NYC Mayor Bill de Blasio Orders City Buildings to Allow Trans People in All Bathrooms

Impact

On Monday, New York City Mayor Bill de Blasio signed an executive order mandating that transgender people be allowed to use whichever bathroom they would prefer to use in all city-owned buildings.

The new policy also includes locker rooms, and will be enforced in public hospitals and public housing buildings, which have agreed to participate even though they are not technically owned by the city, according to the Observer.

On Facebook, the mayor announced, "NYC bathrooms are now safer places for transgender people." He wrote, "In New York City ... we do not tolerate discrimination."
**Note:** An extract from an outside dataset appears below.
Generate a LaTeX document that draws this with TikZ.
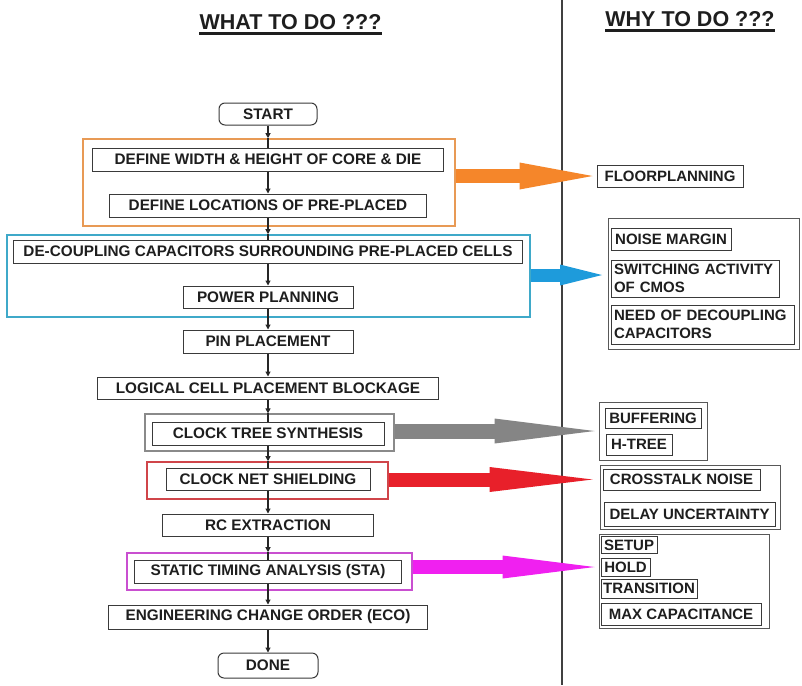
\documentclass[tikz,border=0pt]{standalone}
\usepackage{fontspec}
\setmainfont{Liberation Sans}
\usetikzlibrary{arrows.meta}
\definecolor{ofr}{HTML}{E89A55}
\definecolor{oar}{HTML}{F5862A}
\definecolor{bfr}{HTML}{3FA9C9}
\definecolor{bar}{HTML}{1E9BDB}
\definecolor{gfr}{HTML}{8A8A8A}
\definecolor{gar}{HTML}{858585}
\definecolor{rfr}{HTML}{D0454A}
\definecolor{rar}{HTML}{E8202A}
\definecolor{mfr}{HTML}{C94FD0}
\definecolor{mar}{HTML}{F020F0}
\definecolor{txt}{HTML}{1E1E1E}
\definecolor{edgec}{HTML}{3A3A3A}
\begin{document}
\begin{tikzpicture}[x=1pt,y=-1pt,
  stepbox/.style={draw=edgec, line width=1pt, fill=white, inner sep=0pt, text=txt,
    font=\fontsize{15.3}{18}\selectfont\bfseries},
  rightbox/.style={stepbox, font=\fontsize{15}{18}\selectfont\bfseries},
  termbox/.style={stepbox, rounded corners=6pt},
  frm/.style={line width=1.6pt, inner sep=0pt},
  grp/.style={draw=edgec!85, line width=1pt, inner sep=0pt},
  flowarr/.style={line width=1.1pt, draw=black!85, -{Triangle[length=5pt,width=5pt]}},
  flowln/.style={line width=1.1pt, draw=black!85},
  hdr/.style={font=\fontsize{21.5}{24}\selectfont\bfseries, text=txt, inner sep=0pt, anchor=base},
]
\useasboundingbox (0,0) rectangle (802,685);
\fill[white] (0,0) rectangle (802,685);

% divider
\draw[line width=1.2pt, black!75] (562,0) -- (562,685);

% headers
\node[hdr] (hw) at (290.5,30) {WHAT TO DO ???};
\node[hdr] (hy) at (690,27) {WHY TO DO ???};
\draw[line width=2.2pt, txt] ([yshift=-3.5pt]hw.base west) -- ([yshift=-3.5pt]hw.base east);
\draw[line width=2.2pt, txt] ([yshift=-3.5pt]hy.base west) -- ([yshift=-3.5pt]hy.base east);

% colored frames
\node[frm, draw=ofr, minimum width=372pt, minimum height=87pt] (fo) at (269,182.5) {};
\node[frm, draw=bfr, minimum width=523pt, minimum height=82pt] (fb) at (268.5,276) {};
\node[frm, draw=gfr, line width=1.3pt, minimum width=249pt, minimum height=37pt] (fcts) at (269.5,432.5) {};
\node[frm, draw=rfr, minimum width=241pt, minimum height=37pt] (fcns) at (267.5,480.5) {};
\node[frm, draw=mfr, minimum width=285pt, minimum height=37pt] (fsta) at (269.5,571.5) {};

% flow boxes
\node[termbox, minimum width=98pt, minimum height=22pt] (start) at (268,114) {START};
\node[stepbox, minimum width=351pt, minimum height=23pt] (dw) at (268,159.5) {DEFINE WIDTH \& HEIGHT OF CORE \& DIE};
\node[stepbox, minimum width=317pt, minimum height=23pt] (dl) at (268,205.5) {DEFINE LOCATIONS OF PRE-PLACED};
\node[stepbox, minimum width=509pt, minimum height=23pt] (dc) at (268,251.5) {DE-COUPLING CAPACITORS SURROUNDING PRE-PLACED CELLS};
\node[stepbox, minimum width=170pt, minimum height=22pt] (pp) at (268,297) {POWER PLANNING};
\node[stepbox, minimum width=170pt, minimum height=23pt] (pin) at (268,341.5) {PIN PLACEMENT};
\node[stepbox, minimum width=341pt, minimum height=22pt] (lcpb) at (268,388) {LOGICAL CELL PLACEMENT BLOCKAGE};
\node[stepbox, minimum width=232pt, minimum height=23pt] (cts) at (268,433.5) {CLOCK TREE SYNTHESIS};
\node[stepbox, minimum width=204pt, minimum height=22pt] (cns) at (268,479) {CLOCK NET SHIELDING};
\node[stepbox, minimum width=211pt, minimum height=22pt] (rc) at (268,525) {RC EXTRACTION};
\node[stepbox, minimum width=267pt, minimum height=23pt] (sta) at (268,571.5) {STATIC TIMING ANALYSIS (STA)};
\node[stepbox, minimum width=319pt, minimum height=24pt] (eco) at (268,617) {ENGINEERING CHANGE ORDER (ECO)};
\node[termbox, minimum width=100pt, minimum height=25pt] (done) at (268,665.5) {DONE};

% flow connectors
\draw[flowarr] (start.south) -- (start.south |- fo.north);
\draw[flowln] (dw.north |- fo.north) -- (dw.north);
\draw[flowarr] (dw.south) -- (dl.north);
\draw[flowarr] (dl.south) -- (dl.south |- fb.north);
\draw[flowln] (dc.north |- fb.north) -- (dc.north);
\draw[flowarr] (dc.south) -- (pp.north);
\draw[flowarr] (pp.south) -- (pin.north);
\draw[flowarr] (pin.south) -- (lcpb.north);
\draw[flowarr] (lcpb.south) -- (lcpb.south |- fcts.north);
\draw[flowln] (cts.north |- fcts.north) -- (cts.north);
\draw[flowarr] (cts.south) -- (cts.south |- fcns.north);
\draw[flowln] (cns.north |- fcns.north) -- (cns.north);
\draw[flowarr] (cns.south) -- (rc.north);
\draw[flowarr] (rc.south) -- (rc.south |- fsta.north);
\draw[flowln] (sta.north |- fsta.north) -- (sta.north);
\draw[flowarr] (sta.south) -- (eco.north);
\draw[flowarr] (eco.south) -- (done.north);

% right column groups
\node[grp, minimum width=191pt, minimum height=131pt] (gnoise) at (703.5,283.5) {};
\node[grp, minimum width=108pt, minimum height=58pt] (gbuf) at (653,431) {};
\node[grp, minimum width=180pt, minimum height=64pt] (gcross) at (690,497) {};
\node[grp, minimum width=170pt, minimum height=94pt] (gsetup) at (684,581) {};

% right column boxes
\node[rightbox, minimum width=146pt, minimum height=22pt] (floor) at (670,176) {FLOORPLANNING};
\node[rightbox, minimum width=120pt, minimum height=22pt] (nm) at (671,239) {NOISE MARGIN};
\node[rightbox, minimum width=168pt, minimum height=37pt, text width=162pt, align=left] (sw) at (695,278.5) {SWITCHING ACTIVITY\\OF CMOS};
\node[rightbox, minimum width=183pt, minimum height=39pt, text width=177pt, align=left] (need) at (702.5,324.5) {NEED OF DECOUPLING\\CAPACITORS};
\node[rightbox, minimum width=96pt, minimum height=20pt] (buf) at (653,418) {BUFFERING};
\node[rightbox, minimum width=66pt, minimum height=21pt] (htree) at (639,444.5) {H-TREE};
\node[rightbox, minimum width=157pt, minimum height=21pt] (cn) at (681.5,479.5) {CROSSTALK NOISE};
\node[rightbox, minimum width=171pt, minimum height=24pt] (du) at (689.5,514) {DELAY UNCERTAINTY};
\node[rightbox, minimum width=56pt, minimum height=17pt] (setup) at (629,545) {SETUP};
\node[rightbox, minimum width=49pt, minimum height=18pt] (hold) at (625.5,567) {HOLD};
\node[rightbox, minimum width=96pt, minimum height=19pt] (trans) at (649,588.5) {TRANSITION};
\node[rightbox, minimum width=160pt, minimum height=22pt] (maxc) at (681,614) {MAX CAPACITANCE};

% block arrows
\coordinate (tipb) at (602,275);
\draw[line width=14pt, oar, -{Triangle[length=73pt,width=27pt,line width=0pt]}]
  (fo.east |- floor.west) -- ([xshift=-4pt]floor.west);
\draw[line width=13pt, bar, -{Triangle[length=42pt,width=21pt,line width=0pt]}]
  (fb.east |- tipb) -- (tipb);
\draw[line width=15pt, gar, -{Triangle[length=100pt,width=25pt,line width=0pt]}]
  (fcts.east |- gbuf.west) -- ([xshift=-4pt]gbuf.west);
\draw[line width=14pt, rar, -{Triangle[length=103pt,width=25pt,line width=0pt]}]
  (fcns.east |- cn.west) -- ([xshift=-10pt]cn.west);
\draw[line width=14pt, mar, -{Triangle[length=92pt,width=23pt,line width=0pt]}]
  (fsta.east |- hold.west) -- ([xshift=-6pt]hold.west);
\end{tikzpicture}
\end{document}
"I think New York City has an obligation to lead. I think we have an obligation show that everyone should be embraced and everyone should be accepted," de Blasio said at a press conference on Monday, the Observer reported. "Change comes from the grassroots. Change comes from the ground, and if people who believe in human rights don't stand up for them, it lets those negative voices dominate."
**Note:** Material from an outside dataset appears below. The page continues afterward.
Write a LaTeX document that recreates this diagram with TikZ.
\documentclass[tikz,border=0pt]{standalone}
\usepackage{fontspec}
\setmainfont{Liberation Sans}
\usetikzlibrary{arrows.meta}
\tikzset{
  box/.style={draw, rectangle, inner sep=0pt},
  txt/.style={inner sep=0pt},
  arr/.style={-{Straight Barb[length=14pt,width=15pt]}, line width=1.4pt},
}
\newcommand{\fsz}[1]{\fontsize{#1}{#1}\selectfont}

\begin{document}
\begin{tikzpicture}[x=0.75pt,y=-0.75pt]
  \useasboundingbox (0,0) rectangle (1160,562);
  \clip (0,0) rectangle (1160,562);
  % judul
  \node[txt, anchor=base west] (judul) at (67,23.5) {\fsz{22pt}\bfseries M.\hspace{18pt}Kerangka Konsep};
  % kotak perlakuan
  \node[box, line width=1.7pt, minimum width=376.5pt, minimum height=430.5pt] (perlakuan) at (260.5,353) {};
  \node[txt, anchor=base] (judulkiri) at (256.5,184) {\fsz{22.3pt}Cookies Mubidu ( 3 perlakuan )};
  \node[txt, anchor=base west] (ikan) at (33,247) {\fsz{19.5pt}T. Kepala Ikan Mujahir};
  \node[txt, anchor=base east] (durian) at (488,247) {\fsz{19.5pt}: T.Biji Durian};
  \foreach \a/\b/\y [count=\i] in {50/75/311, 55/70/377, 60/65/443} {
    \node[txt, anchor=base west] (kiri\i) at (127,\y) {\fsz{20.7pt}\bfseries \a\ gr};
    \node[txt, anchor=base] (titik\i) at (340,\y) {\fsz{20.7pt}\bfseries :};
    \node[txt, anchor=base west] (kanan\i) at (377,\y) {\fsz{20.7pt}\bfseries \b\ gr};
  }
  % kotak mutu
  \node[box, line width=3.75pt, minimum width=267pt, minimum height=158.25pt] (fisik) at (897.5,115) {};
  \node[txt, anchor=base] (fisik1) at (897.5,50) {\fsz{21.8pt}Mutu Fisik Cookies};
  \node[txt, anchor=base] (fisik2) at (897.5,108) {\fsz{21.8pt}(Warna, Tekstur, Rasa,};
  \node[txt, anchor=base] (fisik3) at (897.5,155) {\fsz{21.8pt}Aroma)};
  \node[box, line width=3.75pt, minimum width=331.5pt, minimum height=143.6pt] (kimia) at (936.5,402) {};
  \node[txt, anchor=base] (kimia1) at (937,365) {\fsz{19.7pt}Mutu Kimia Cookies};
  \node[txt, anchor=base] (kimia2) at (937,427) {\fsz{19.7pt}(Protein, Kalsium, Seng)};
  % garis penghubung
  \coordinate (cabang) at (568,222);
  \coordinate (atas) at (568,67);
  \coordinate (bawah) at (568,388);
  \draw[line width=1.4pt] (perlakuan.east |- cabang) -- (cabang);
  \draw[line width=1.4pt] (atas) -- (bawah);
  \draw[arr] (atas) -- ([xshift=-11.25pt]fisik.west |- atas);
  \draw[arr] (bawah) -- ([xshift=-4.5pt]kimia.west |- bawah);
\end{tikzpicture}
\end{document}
According to CBS New York, the order does not affect NYC public schools, which already require students be allowed to use the bathroom matching their gender identity. The network also reported that a bill, which would require private businesses to label all single-occupancy bathrooms available for use by the general public as gender neutral, is waiting for review by the City Council.

Discrimination against transgender people has long been under fire across the city's five boroughs.

In December, the New York City Commission on Human Rights cited a 2002 law in its provision that employers must refer to transgender people by their pronouns of choice  The commission also advised that transgender people must "be permitted to use single-sex facilities, such as bathrooms or locker rooms, and participate in single-sex programs, consistent with their gender, regardless of their sex assigned at birth, anatomy, medical history, appearance, or the sex indicated on their identification."